The Champions League influence

The Champions League victory in 2017 all but guaranteed the Ballon d'Or for Cristiano Ronaldo
The Champions League victory in 2017 all but guaranteed the Ballon d'Or for Cristiano Ronaldo

The final verdict in recent years has been heavily influenced by many other factors, especially the Champions League. If you have cared to notice, the Ballon d'Or has been awarded to the player who has won the Champions League title since 2013. 

The bias towards the European tournament has also sort of deprived the importance of national leagues in recent times.

On the other hand side, CR7 won the trophy even after having six lackadaisical months following his Champions League victory in 2017.

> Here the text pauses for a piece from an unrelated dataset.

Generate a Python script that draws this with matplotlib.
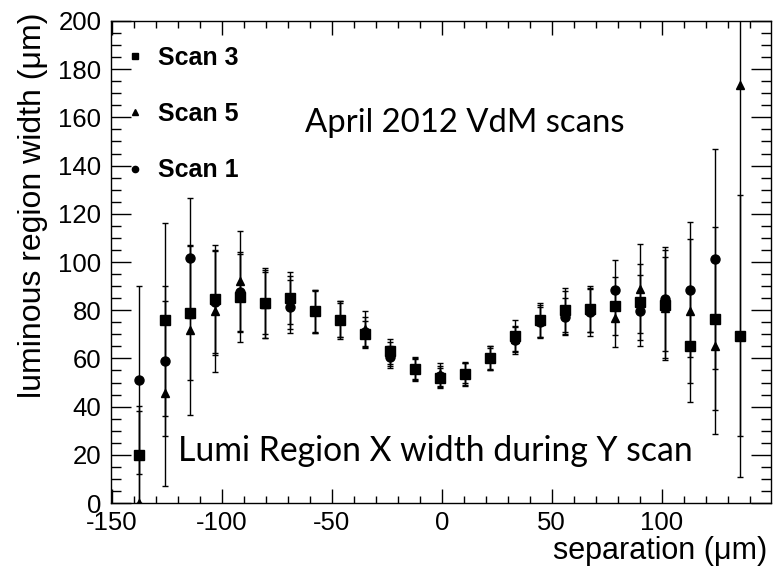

Modric's claim to the land of paradise

Modric has won it fair and square
Modric has won it fair and square

Modric reached the promised land, breaking the shackles of the fearsome duopoly and clinching the Ballon d'Or. And he totally deserved to bask in the glory millions have only dreamed about.

Let's not forget peeps, the midfielder had already been decorated with the FIFA Best Player of the Year, the UEFA Best Player of the Year and the World Cup Golden Ball before resting his case for the greatest individual accolade.

Add to that his performances on a collective level - winning the Champions League and leading Croatia to the finals - and the magician deserves to lift the Ballon d'Or more than anybody else.

The Ballon d'Or has often been criticised for being inclined towards attackers, but in being handed to Modric, it has certainly regained a chunk of its lost credibility. The Croatian player's triumph now stands as a gleaming inspiration for all the non-attackers to dream of laying their hands on the prize one day.